- [Data shown]:
— Begin —
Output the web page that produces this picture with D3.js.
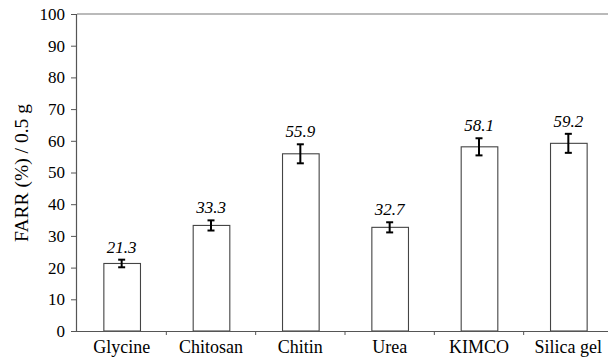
<!DOCTYPE html>
<html>
<head>
<meta charset="utf-8">
<script src="https://cdn.jsdelivr.net/npm/d3@7"></script>
<style>
  html, body { margin: 0; padding: 0; background: #fff; }
  svg text { font-family: "Liberation Serif", "Times New Roman", serif; fill: #000; }
</style>
</head>
<body>
<svg id="chart" width="608" height="357"></svg>
<script>
// Adsorbent materials and their FARR values (mean ± error)
const categories = ["Glycine", "Chitosan", "Chitin", "Urea", "KIMCO", "Silica gel"];
const values = [21.3, 33.3, 55.9, 32.7, 58.1, 59.2];
const errors = [1.2, 1.6, 3.0, 1.6, 2.7, 3.0];
const yTicks = [0, 10, 20, 30, 40, 50, 60, 70, 80, 90, 100];

const serif = "'Liberation Serif', 'Times New Roman', serif";
const svg = d3.select("#chart");
const margin = { left: 77, top: 14, bottom: 331 };
const plotRight = 613;

const x = d3.scaleBand()
  .domain(categories)
  .range([margin.left, plotRight])
  .paddingInner(0.59)
  .paddingOuter(0.295);

const xCat = d3.scaleBand().domain(categories).range([margin.left, plotRight]);

const y = d3.scaleLinear().domain([0, 100]).range([margin.bottom, margin.top]);

// top frame line
svg.append("line")
  .attr("x1", margin.left).attr("x2", 608)
  .attr("y1", y(100)).attr("y2", y(100))
  .attr("stroke", "#777").attr("stroke-width", 1.2);

// bars
svg.append("g").selectAll("rect")
  .data(categories)
  .join("rect")
  .attr("x", d => x(d) + 0.5)
  .attr("y", (d, i) => y(values[i]))
  .attr("width", x.bandwidth())
  .attr("height", (d, i) => y(0) - y(values[i]))
  .attr("fill", "#fff")
  .attr("stroke", "#444")
  .attr("stroke-width", 1.1);

// error bars
const eb = svg.append("g").attr("stroke", "#000").attr("stroke-width", 2);
categories.forEach((c, i) => {
  const cx = x(c) + x.bandwidth() / 2;
  const y1 = y(values[i] + errors[i]);
  const y0 = y(values[i] - errors[i]);
  eb.append("line").attr("x1", cx).attr("x2", cx).attr("y1", y1).attr("y2", y0);
  eb.append("line").attr("x1", cx - 3.5).attr("x2", cx + 3.5).attr("y1", y1).attr("y2", y1);
  eb.append("line").attr("x1", cx - 3.5).attr("x2", cx + 3.5).attr("y1", y0).attr("y2", y0);
});

// value labels
svg.append("g").selectAll("text")
  .data(categories)
  .join("text")
  .attr("x", d => x(d) + x.bandwidth() / 2)
  .attr("y", (d, i) => y(values[i] + errors[i]) - 7)
  .attr("text-anchor", "middle")
  .attr("font-style", "italic")
  .attr("font-size", 17)
  .text((d, i) => values[i].toFixed(1));

// y axis
const yAxis = svg.append("g")
  .attr("transform", `translate(${margin.left - 1},0)`)
  .call(d3.axisLeft(y).tickValues(yTicks).tickSize(5).tickPadding(6).tickFormat(d3.format("d")))
  .attr("font-family", serif)
  .attr("font-size", 17);
yAxis.select(".domain").attr("stroke", "#555").attr("stroke-width", 1.2);
yAxis.selectAll(".tick line").attr("stroke", "#555");
yAxis.selectAll(".tick text").attr("fill", "#000");

// x axis baseline with separator ticks between categories
svg.append("line")
  .attr("x1", margin.left - 1).attr("x2", 608)
  .attr("y1", y(0) + 0.5).attr("y2", y(0) + 0.5)
  .attr("stroke", "#555").attr("stroke-width", 1.2);
svg.append("g").selectAll("line")
  .data(categories.slice(1))
  .join("line")
  .attr("x1", d => xCat(d)).attr("x2", d => xCat(d))
  .attr("y1", y(0)).attr("y2", y(0) + 4)
  .attr("stroke", "#555");

svg.append("g").selectAll("text")
  .data(categories)
  .join("text")
  .attr("x", d => x(d) + x.bandwidth() / 2)
  .attr("y", 353)
  .attr("text-anchor", "middle")
  .attr("font-size", 18)
  .text(d => d);

// y axis title
svg.append("text")
  .attr("transform", "translate(28,173) rotate(-90)")
  .attr("text-anchor", "middle")
  .attr("font-size", 19.5)
  .text("FARR (%) / 0.5 g");
</script>
</body>
</html>
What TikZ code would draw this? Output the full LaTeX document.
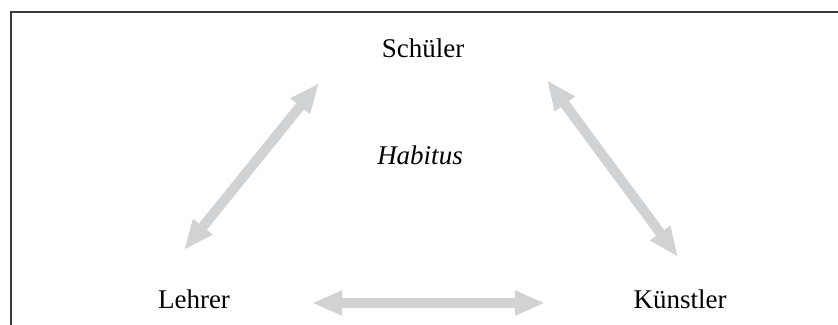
— End —
Show every line of the listing in which the string "this" can be found.

Output the web page that produces this picture with D3.js.
What TikZ code would draw this? Output the full LaTeX document.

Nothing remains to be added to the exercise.